La mostra che si è aperta a Fano, a lui dedicata, «Massimo Dolcini. La grafica della cittadinanza consapevole» (Galleria Carifano, palazzo Corbelli, fino al 10 settembre, e poi alla Galleria del Credito Valtellinese a Sondrio in primavera-estate 2016), fa il punto su uno dei grafici che più hanno lavorato in questa direzione in un momento di passaggio.
Dolcini ha operato soprattutto nelle Marche con il marchio di Fuorischema, e poi come Dolcini Associati, a Pesaro e nel suo territorio, nel momento in cui la Terza Italia, come l’avevano definita Giorgio Fuà e gli economisti di Ancona, s’imponeva come un distretto territoriale che competeva con le grandi città del Nord. Il lavoro più famoso di Dolcini è la serie dei manifesti per il Rossini Opera Festival del Comune di Pesaro, galleria ironica e sapiente di ritratti del grande musicista realizzata dal 1980 al 2000, non a caso sponsorizzata da Scavolini, il produttore di cucine, per cui Dolcini lavorava.
Lo stile del grafico pesarese comincia dopo il 1969 e sotto l’egida di due maestri della comunicazione visiva, Albe Steiner e Michele Provinciali, entrambi docenti al Corso superiore di Arti Grafiche di Urbino. Mario Piazza, grafico e studioso del mestiere, a sua volta erede di quella tradizione di «pubblica utilità», definisce quello di Dolcini un «lavoro sartoriale». In effetti, lavora con il taglia e cuci, riusando immagini preesistenti, ricalcandole, copiandole, modificandole, montandole.

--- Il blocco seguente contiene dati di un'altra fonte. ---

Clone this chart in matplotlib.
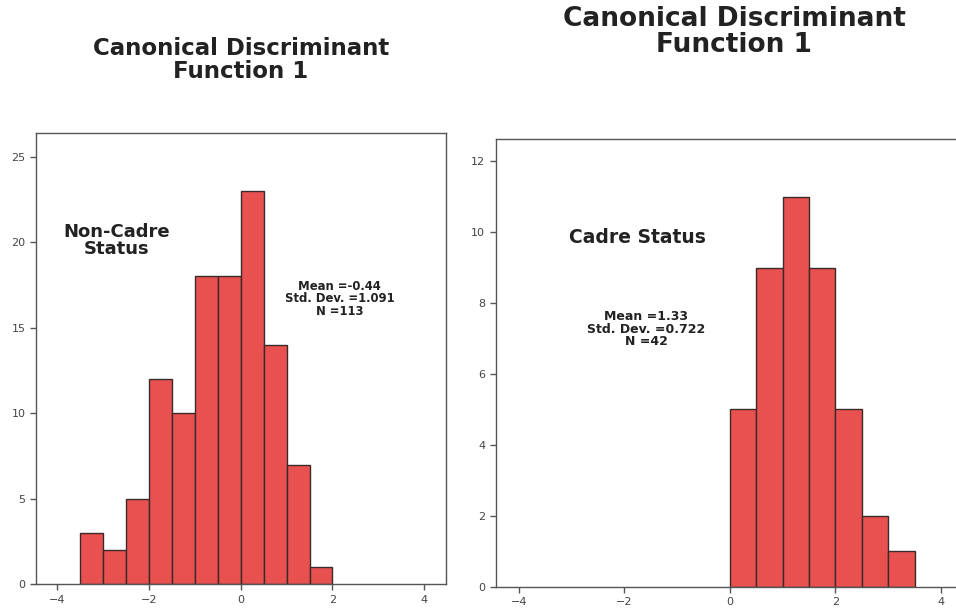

C’è sempre nel suo segno la presenza del gesto del disegnatore che aggiusta, rifà, ripassa, così che le sue immagini, anche quando sembrano semplici e lineari, sono invece stratificate e complesse.
Cita, come accadeva allora nel postmoderno, ma lo fa appunto con ironia; una sorta di sottotono che abbassa la «serietà» del messaggio, e tende a raggiungere il pubblico ammiccando a qualcosa che conosce già o che, e qui sta l’abilità del grafico, conoscerà proprio attraverso il suo manifesto o la sua brochure: impara guardando. Così ammiccando e ironizzando il suo messaggio contiene sempre qualcosa di giocoso, la sua grafica ricorda da vicino quella dei libri per l’infanzia.
Come ricorda Piazza nel catalogo, Dolcini usa la ricerca iconografica come strumento essenziale: antichi trattati, manuali, erbari, raccolte d’incisioni, enciclopedie. Il suo è un pop grafico e tipografico, cui non è estranea il sarcasmo tipico dei romagnoli (Pesaro è città più romagnola che marchigiana, o almeno al confine tra due regioni differenti di cui una, le Marche, è al plurale). Si tratta di un’illustrazione che traghetta gli Anni Settanta con i suoi manifesti appesi sui muri verso la comunicazione più friendly del postmoderno maturo, che non a caso avrà di lì a poco a Milano, e non nella pur ricca Terza Italia, il suo baricentro estetico e culturale.